Steve finishes my haircut quite quickly without really delving into his problems either. As I’m about to leave Steve taps my shoulder, stuttering out “Jordi, I wasn’t going to say this. But. I’m going to write about you in my blog.” I turn around. “That’s ok, Steve. You don’t have to” I say. “No no. I insist, it’s the least I can do” says a smiling Steve. I walk out the front door whilst thanking him for everything and leave wondering what the hell had just happened.

The Conclusion

The next day I get a phone call from Steve. I contemplate letting it ring out, but I don’t. Again, I’m too nice.

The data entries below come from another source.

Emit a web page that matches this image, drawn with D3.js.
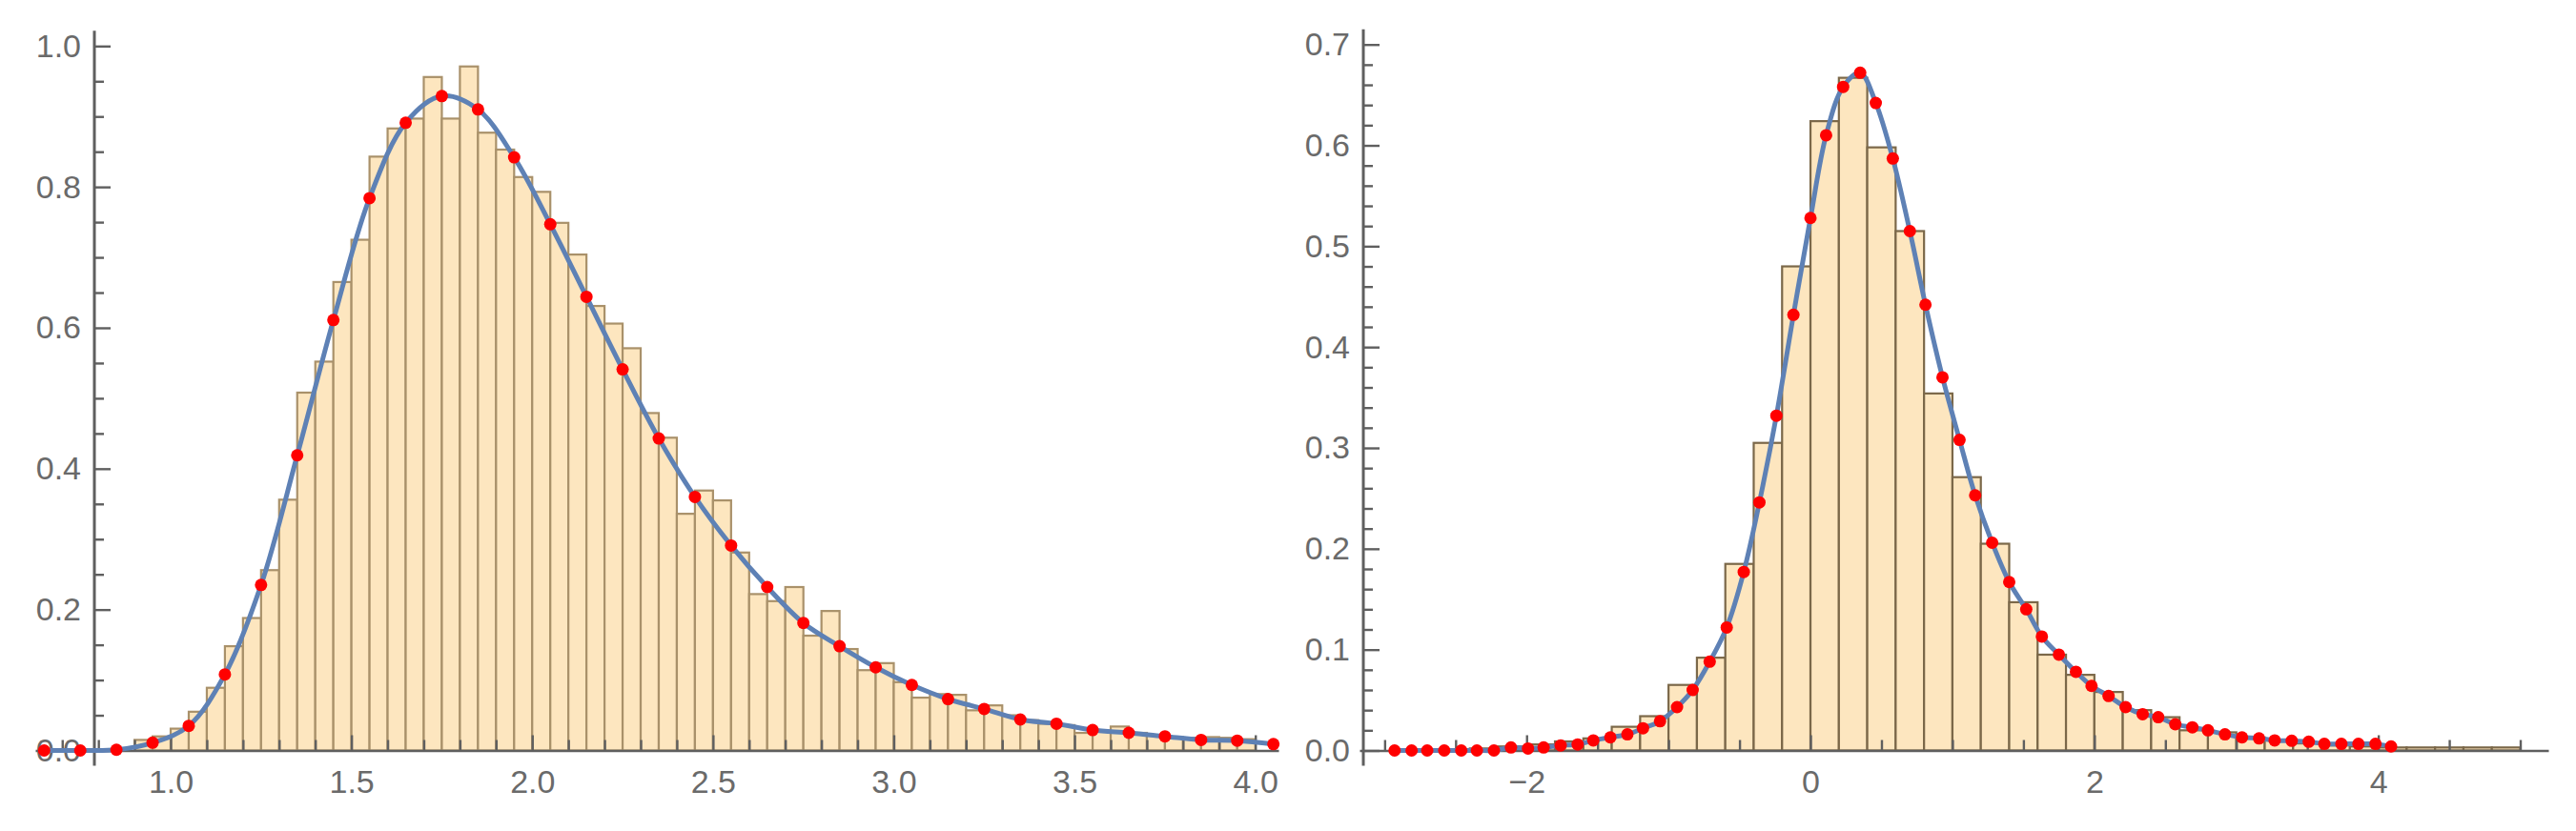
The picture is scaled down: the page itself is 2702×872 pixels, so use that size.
<!DOCTYPE html>
<html><head><meta charset="utf-8">
<script src="https://cdn.jsdelivr.net/npm/d3@7"></script>
<style>html,body{margin:0;padding:0;background:#fff;} svg{display:block}</style>
</head><body>
<svg id="chart" width="2702" height="872"></svg>
<script>
// ---------- LEFT PANEL DATA ----------
const leftBinWidth = 0.05;
const leftBinStart = [0.90,0.95,1.00,1.05,1.10,1.15,1.20,1.25,1.30,1.35,1.40,1.45,1.50,1.55,1.60,1.65,1.70,1.75,1.80,1.85,1.90,1.95,2.00,2.05,2.10,2.15,2.20,2.25,2.30,2.35,2.40,2.45,2.50,2.55,2.60,2.65,2.70,2.75,2.80,2.85,2.90,2.95,3.00,3.05,3.10,3.15,3.20,3.25,3.30,3.35,3.40,3.45,3.50,3.55,3.60,3.65,3.70,3.75,3.80,3.85,3.90,3.95];
const leftBinHeight = [0.015,0.020,0.031,0.055,0.089,0.148,0.188,0.256,0.356,0.508,0.552,0.665,0.725,0.843,0.883,0.897,0.956,0.897,0.971,0.877,0.853,0.814,0.793,0.749,0.704,0.631,0.606,0.571,0.479,0.444,0.336,0.369,0.355,0.281,0.222,0.212,0.232,0.163,0.198,0.144,0.114,0.124,0.097,0.075,0.080,0.079,0.057,0.064,0.050,0.043,0.038,0.036,0.025,0.027,0.034,0.025,0.021,0.019,0.018,0.019,0.018,0.016];
const leftDotX = [0.65,0.75,0.85,0.95,1.05,1.15,1.25,1.35,1.45,1.55,1.65,1.75,1.85,1.95,2.05,2.15,2.25,2.35,2.45,2.55,2.65,2.75,2.85,2.95,3.05,3.15,3.25,3.35,3.45,3.55,3.65,3.75,3.85,3.95,4.05];
const leftDotY = [0.000,0.000,0.001,0.011,0.035,0.108,0.235,0.419,0.611,0.784,0.891,0.929,0.910,0.842,0.747,0.644,0.541,0.443,0.360,0.291,0.232,0.181,0.148,0.118,0.093,0.073,0.059,0.044,0.038,0.029,0.025,0.020,0.015,0.014,0.009];
const leftXMajor = [1.0,1.5,2.0,2.5,3.0,3.5,4.0];
const leftXMinor = [0.7,0.8,0.9,1.1,1.2,1.3,1.4,1.6,1.7,1.8,1.9,2.1,2.2,2.3,2.4,2.6,2.7,2.8,2.9,3.1,3.2,3.3,3.4,3.6,3.7,3.8,3.9];
const leftYMajor = [0.0,0.2,0.4,0.6,0.8,1.0];
const leftYMinor = [0.05,0.10,0.15,0.25,0.30,0.35,0.45,0.50,0.55,0.65,0.70,0.75,0.85,0.90,0.95];

// ---------- RIGHT PANEL DATA ----------
const rightBinWidth = 0.2;
const rightBinStart = [-2.4,-2.2,-2.0,-1.8,-1.6,-1.4,-1.2,-1.0,-0.8,-0.6,-0.4,-0.2,0.0,0.2,0.4,0.6,0.8,1.0,1.2,1.4,1.6,1.8,2.0,2.2,2.4,2.6,2.8,3.0,3.2,3.4,3.6,3.8,4.0,4.2,4.4,4.6,4.8];
const rightBinHeight = [0.002,0.004,0.006,0.009,0.012,0.0235,0.034,0.065,0.092,0.185,0.305,0.480,0.624,0.667,0.598,0.515,0.354,0.271,0.205,0.147,0.095,0.075,0.058,0.040,0.033,0.020,0.018,0.013,0.010,0.007,0.005,0.004,0.003,0.003,0.003,0.003,0.003];
const rightDotX = [-2.93,-2.81,-2.70,-2.58,-2.46,-2.35,-2.23,-2.11,-1.99,-1.88,-1.76,-1.64,-1.53,-1.41,-1.29,-1.18,-1.06,-0.94,-0.83,-0.71,-0.59,-0.47,-0.36,-0.24,-0.12,0.00,0.11,0.23,0.35,0.46,0.58,0.70,0.81,0.93,1.05,1.16,1.28,1.40,1.52,1.63,1.75,1.87,1.98,2.10,2.22,2.34,2.45,2.57,2.69,2.80,2.92,3.04,3.16,3.27,3.39,3.51,3.62,3.74,3.86,3.98,4.09];
const rightDotY = [0.000,0.000,0.000,0.000,0.000,0.000,0.000,0.003,0.002,0.003,0.005,0.006,0.010,0.013,0.016,0.022,0.029,0.043,0.060,0.088,0.122,0.177,0.246,0.332,0.432,0.528,0.610,0.658,0.672,0.642,0.587,0.515,0.442,0.370,0.308,0.253,0.206,0.167,0.140,0.113,0.095,0.078,0.064,0.054,0.043,0.036,0.033,0.026,0.023,0.020,0.016,0.013,0.012,0.010,0.0096,0.0087,0.0065,0.0065,0.0065,0.0065,0.004];
const rightXMajor = [-2,0,2,4];
const rightXMinor = [-3,-2.5,-1.5,-1,-0.5,0.5,1,1.5,2.5,3,3.5,4.5,5];
const rightYMajor = [0.0,0.1,0.2,0.3,0.4,0.5,0.6,0.7];
const rightYMinor = [0.02,0.04,0.06,0.08,0.12,0.14,0.16,0.18,0.22,0.24,0.26,0.28,0.32,0.34,0.36,0.38,0.42,0.44,0.46,0.48,0.52,0.54,0.56,0.58,0.62,0.64,0.66,0.68];

const svg = d3.select("#chart");
const AXIS = "#5f5f5f", LABEL = "#6a6a6a";
const FONT = "'Liberation Sans', Arial, Helvetica, sans-serif";

function panel(o) {
  const g = svg.append("g");
  const x = o.x, y = o.y;
  // bars
  g.append("g").selectAll("rect").data(o.binStart.map((s,i)=>({s, h:o.binHeight[i]})))
    .join("rect")
    .attr("x", d => x(d.s))
    .attr("width", d => x(d.s + o.binWidth) - x(d.s))
    .attr("y", d => y(d.h))
    .attr("height", d => y(0) - y(d.h))
    .attr("fill", "#fde6bf")
    .attr("stroke", o.edge)
    .attr("stroke-width", 2.2);

  // axes
  const styleAxis = sel => {
    sel.selectAll(".tick line").attr("stroke", AXIS).attr("stroke-width", 2.4);
    sel.selectAll(".tick text").attr("fill", LABEL).style("font-family", FONT).style("font-size", "34px");
  };
  const xMinor = g.append("g").attr("transform", `translate(0,${y(0)})`)
    .call(d3.axisBottom(x).tickValues(o.xMinor).tickSize(-11).tickSizeOuter(0).tickFormat(""));
  xMinor.select(".domain").remove(); styleAxis(xMinor);
  const xMajor = g.append("g").attr("transform", `translate(0,${y(0)})`)
    .call(d3.axisBottom(x).tickValues(o.xMajor).tickSize(-16).tickSizeOuter(0).tickPadding(20).tickFormat(o.xFmt));
  xMajor.select(".domain").attr("stroke", AXIS).attr("stroke-width", 2.6);
  styleAxis(xMajor);

  const yMinor = g.append("g").attr("transform", `translate(${o.yAxisX},0)`)
    .call(d3.axisLeft(y).tickValues(o.yMinor).tickSize(-10).tickSizeOuter(0).tickFormat(""));
  yMinor.select(".domain").remove(); styleAxis(yMinor);
  const yMajor = g.append("g").attr("transform", `translate(${o.yAxisX},0)`)
    .call(d3.axisLeft(y).tickValues(o.yMajor).tickSize(-17).tickSizeOuter(0).tickPadding(14).tickFormat(d3.format(".1f")));
  yMajor.select(".domain").remove(); styleAxis(yMajor);
  g.append("line")
    .attr("x1", o.yAxisX).attr("x2", o.yAxisX)
    .attr("y1", y(o.yMajor[o.yMajor.length-1]) - 16).attr("y2", y(0) + 16)
    .attr("stroke", AXIS).attr("stroke-width", 3);

  // curve
  const pts = o.dotX.map((v,i)=>[v, o.dotY[i]]);
  g.append("path").datum(pts)
    .attr("fill","none").attr("stroke","#5e81b5").attr("stroke-width",5)
    .attr("stroke-linejoin","round").attr("stroke-linecap","round")
    .attr("d", d3.line().x(d=>x(d[0])).y(d=>y(d[1])).curve(d3.curveCatmullRom.alpha(0.5)));
  // dots
  g.append("g").selectAll("circle").data(pts).join("circle")
    .attr("cx", d=>x(d[0])).attr("cy", d=>y(d[1])).attr("r", 6.5).attr("fill", "#ff0000");
}

const xL = d3.scaleLinear().domain([0.6255, 4.064]).range([37, 1341]);
const yL = d3.scaleLinear().domain([0, 1]).range([787.5, 48.3]);
panel({x:xL, y:yL, binStart:leftBinStart, binHeight:leftBinHeight, binWidth:leftBinWidth,
  dotX:leftDotX, dotY:leftDotY, xMajor:leftXMajor, xMinor:leftXMinor, yMajor:leftYMajor, yMinor:leftYMinor,
  xFmt:d3.format(".1f"), yAxisX: xL(0.789), edge:"#a9916a"});

const xR = d3.scaleLinear().domain([-3.177, 5.198]).range([1426, 2673]);
const yR = d3.scaleLinear().domain([0, 0.7]).range([787.5, 46.7]);
panel({x:xR, y:yR, binStart:rightBinStart, binHeight:rightBinHeight, binWidth:rightBinWidth,
  dotX:rightDotX, dotY:rightDotY, xMajor:rightXMajor, xMinor:rightXMinor, yMajor:rightYMajor, yMinor:rightYMinor,
  xFmt:d3.format("d"), yAxisX: xR(-3.15), edge:"#7b6849"});
</script>
</body></html>
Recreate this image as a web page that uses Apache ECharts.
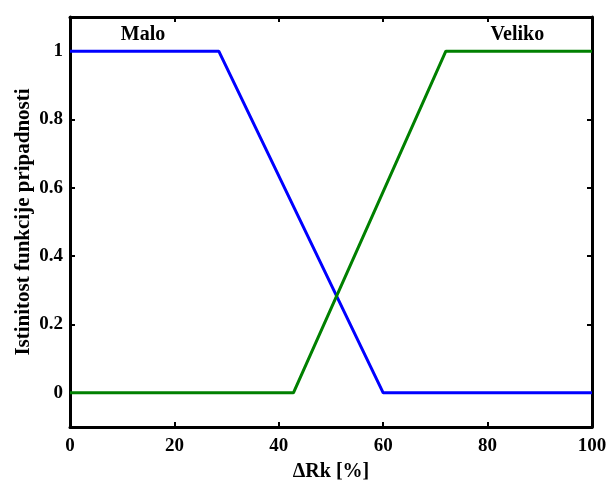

“Jordi, I need help” Steve huffs and puffs on the other end of the phone. “I’ve been thrown out of my apartment, and I was hoping to come and stay with you?”. I pause. “Why am I not surprised, was it the dishes in the sink or the smell of dead cats that tipped your flatmate over the edge?” I want to say. I know I need to answer now, and confidently. “I’m sorry, Steve, but I’m away all weekend” I respond. That should do it. He will have to accept that. Well played sir, well played.

Steve starts crying. “Will your flatmate mind if I stay in your bed whilst you’re away?” Steve asks. He did NOT just ask that, did he? He did. Now I’m starting to get a bit angry. “Steve, I’m really sorry, but no. No you can’t. I mind if you stay in my bed. Nobody stays in my bed but me. Ok?” I respond in a firm tone. “Fine, I’ll stay in a hostel or something, that’s what my life’s come to. I thought we were BEST FRIENDS” Steve retorts. “OK, Steve, I don’t even know you. This whole thing’s just weird. All the best. I hope you find a great hostel.” I respond in a tone suggesting I’m in no way a crap taker. Steve sniffs and literally just hangs up.

That was the last I heard from Steve. I never did get to know what his real problems were, though I can’t ever imagine opening up that “Pandora’s Box”, as I’m afraid as to what would have come out. I’m not sure what the moral of the story is here, but I know that there are better ways to save £15.